Neither the Middle East despots nor the populists think President Obama is a
reliable friend.  In Afghanistan also he appears to have found a policy that
is too robust to please the doves who want out no matter what - yet his
hesitancy and announcement of withdrawal dates has not convinced either the
Pakistanis or the Taliban that the US will remain until its basic conditions
are met.

This repeated lunge for the sour spot - the place where costs are high and
benefits are low - now seems to be a trademark of the President's
decision-making style.  On the left it is earning him Carter comparisons
from people like Eric Alterman; on the right it means that despite his
compromises and yielding of significant ground he continues to feed the
incandescent hostility of his bitterest foes.  Worst of all, it suggests to
people abroad and at home that the way to manipulate this "split the
difference", consensus-seeking President is to raise your demands.  If you
are going to get something like 50 percent of what you ask for, ask for
twice as much as you really want.  And with this Presidential style, the
squeaking wheel gets the grease.  Not surprisingly, all the wheels have
begun to squeak.

Here is the paradox we face:  The President is a consensus-seeker whose
decision making style rewards polarization and a conciliator who loses
friends without winning over enemies.

The President's problem is not, I think, that he seeks compromise.  It is
that the type of compromise he chooses is so ineffective.  Splitting the
difference is not leadership; leadership is looking at the positions of two
sides and finding creative new directions that give something to all sides -
but move the ball down the field.

Take the original sin of this administration: the failure to handle the
economic stimulus package in a way that would have given the President
enough fiscal room to jump start the economy in the short term without
spooking either the voters or the bond markets.  Hindsight is easy, but even
at the time many observers warned that the stimulus was poorly crafted.

President Obama in effect offered a compromise stimulus package: to avoid
angering Republicans the overall numbers were smaller than the more left
wing economists in Democratic circles thought would work, but liberals in
Congress were greatly mollified by the freedom that the President gave them
to craft the stimulus to benefit key constituencies.

As a result, the overall package was deeply flawed.  The headline stimulus
number was enough to energize Republican and conservative deficit hawks, but
left Obama vulnerable to charges from the left that he hadn't done enough to
create jobs in the deepest recession since World War Two.  Worse, the
stimulus was inefficient, with its money spent over a long period of time.
Much of the spending would come in only years after passage, significantly
reducing the prospects that the stimulus would kick start the economy.
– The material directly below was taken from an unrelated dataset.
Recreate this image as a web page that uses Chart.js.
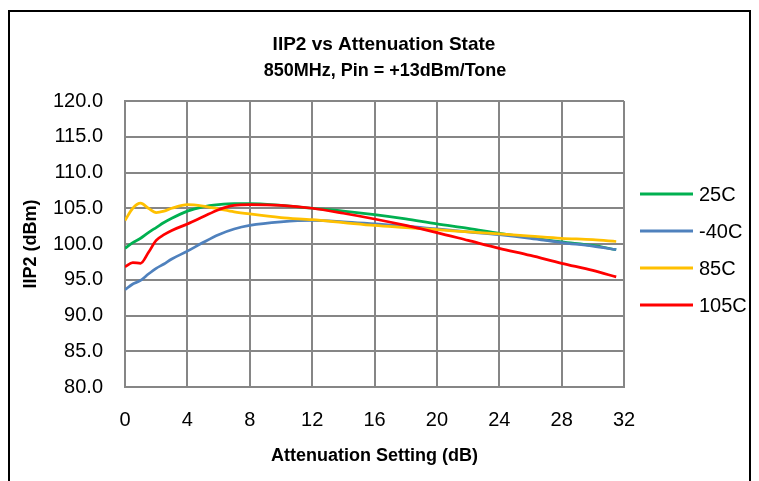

Now the President and the Democrats generally are stuck in a trap of their
own manufacture.  State and local governments, starved for funding and
losing the federal assistance in the stimulus package are laying off workers
and cutting benefits from one end of the country to the other.
Unemployment, especially including the long-term unemployed who have dropped
out of the labor market, remains painfully high.  Key Democratic
constituencies feel the administration's economic policies have failed even
as the political logic forces President Obama and his team to start
negotiating deficit cuts.  He is back to disappointing his friends without
winning over his enemies, and that is no good place for a President to be.

There seem to be several factors at work that repeatedly push the President
into doomed compromises.  One is ideology; the President is no socialist or
far-left crusader, but he is an urban liberal whose core convictions are on
the left end of the center-left.  He is smart enough to know that he can't
always or even often get exactly what he wants, but having to govern from a
position to the right of his own heart puts him in an awkward position.  It
is hard to be creative when you are constantly on the back foot.
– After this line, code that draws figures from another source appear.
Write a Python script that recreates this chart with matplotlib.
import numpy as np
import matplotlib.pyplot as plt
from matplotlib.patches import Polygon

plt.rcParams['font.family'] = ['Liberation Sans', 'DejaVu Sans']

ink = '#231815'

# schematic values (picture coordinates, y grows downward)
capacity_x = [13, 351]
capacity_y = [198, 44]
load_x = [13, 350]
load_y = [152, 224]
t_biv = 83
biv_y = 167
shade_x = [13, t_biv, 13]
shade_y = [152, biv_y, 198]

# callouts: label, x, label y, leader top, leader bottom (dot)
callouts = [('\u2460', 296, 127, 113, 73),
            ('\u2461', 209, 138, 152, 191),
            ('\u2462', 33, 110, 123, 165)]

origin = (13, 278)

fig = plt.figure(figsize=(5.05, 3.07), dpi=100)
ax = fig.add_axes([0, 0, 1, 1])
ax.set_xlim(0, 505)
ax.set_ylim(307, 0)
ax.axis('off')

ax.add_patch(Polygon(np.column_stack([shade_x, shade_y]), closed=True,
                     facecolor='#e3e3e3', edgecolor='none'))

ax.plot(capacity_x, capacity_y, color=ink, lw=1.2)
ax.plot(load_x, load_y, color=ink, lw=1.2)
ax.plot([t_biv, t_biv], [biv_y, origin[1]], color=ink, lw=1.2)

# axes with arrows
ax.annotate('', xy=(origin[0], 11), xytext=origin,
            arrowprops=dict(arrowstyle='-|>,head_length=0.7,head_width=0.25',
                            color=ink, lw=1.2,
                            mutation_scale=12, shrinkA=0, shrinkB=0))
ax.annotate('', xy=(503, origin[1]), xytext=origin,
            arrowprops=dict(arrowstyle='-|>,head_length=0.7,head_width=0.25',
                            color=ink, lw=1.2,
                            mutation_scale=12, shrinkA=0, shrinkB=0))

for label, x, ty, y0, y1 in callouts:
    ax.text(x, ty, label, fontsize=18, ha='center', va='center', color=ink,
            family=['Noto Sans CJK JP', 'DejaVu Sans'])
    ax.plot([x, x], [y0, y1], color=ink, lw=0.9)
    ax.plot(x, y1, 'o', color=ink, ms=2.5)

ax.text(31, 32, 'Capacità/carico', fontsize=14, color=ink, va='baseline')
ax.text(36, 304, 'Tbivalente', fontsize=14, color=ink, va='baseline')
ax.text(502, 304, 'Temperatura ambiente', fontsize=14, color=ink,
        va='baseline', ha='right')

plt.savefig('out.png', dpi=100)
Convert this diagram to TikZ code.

By instinct, President Obama is not a politician.  The President, like many
other bright Ivy-educated lawyers, views the world through a legalistic
prism, one that underestimates both the power and legitimacy of political
considerations in the administration of government.  Closing Guantanamo and
trying KSM in Lower Manhattan seem both obviously necessary and
unambiguously good to the legalistic mind.  The ward-heeling politician
knows better.  This lack of instinctive appreciation for the crooked
pathways of the political mindset (a characteristic President Obama shares
with Woodrow Wilson) further undercuts the President's ability to play the
political system like a true virtuoso.

Another problem is experience, or rather the lack of it.  While two years in
the White House have made him a much more seasoned and experienced figure,
there is still a lot about American and international politics that is new
to him and to some degree alien to his instincts and values.  Moreover, he
came to the White House with next to no experience at running bureaucracies
or leading legislative coalitions.  He lacks Lyndon Johnson's sure sense of
what Congress will or won't do (not to mention Johnson's legendary ability
to build support for his agenda), and he lacks the international seasoning
of a George H. W. Bush or Richard Nixon. This kind of experience is what is
necessary both at home and abroad to understand the agendas and instincts of
various parties and to figure out innovative, forward-looking ideas that can
work around entrenched positions and make genuine progress.  Another term or
two in the Senate and some time as governor of  Illinois might have made
Barack Hussein Obama a cannier and more formidable president.  (Bill Clinton
had served three extremely educational terms as governor of Arkansas.)

Finally, there is a kind of temperamental caution that has not, so far,
served this President well.  Unlike George W. Bush, who liked to place large
and even reckless bets, President Obama likes to hedge.  If he puts four
chips on black, he almost immediately wants to put three chips on red.  He
surges in Afghanistan, but time limits the surge.  He bombs Libya, but vows
to keep the boots offshore.  This can look like a prudent step to limit
losses; in some cases it may make bigger losses inevitable.

It is much too soon to write this President off and, for the sake of the
United States and the wider world, one continues to wish him the best.
Politically the odds are still better than even that he will be re-elected
(although they are less than they were).  He and his team are much more
seasoned than they were and we can expect a determined effort to relaunch
the administration at home and abroad.  The Republicans at home and his
enemies abroad are also fallible and will give him opportunities.  We are
likely to see one or more serious new crises blow up that will give him
opportunities to seize the initiative.

But to succeed going forward, the President will have to grow and to change.
What he is doing now isn't working, and he needs a reset.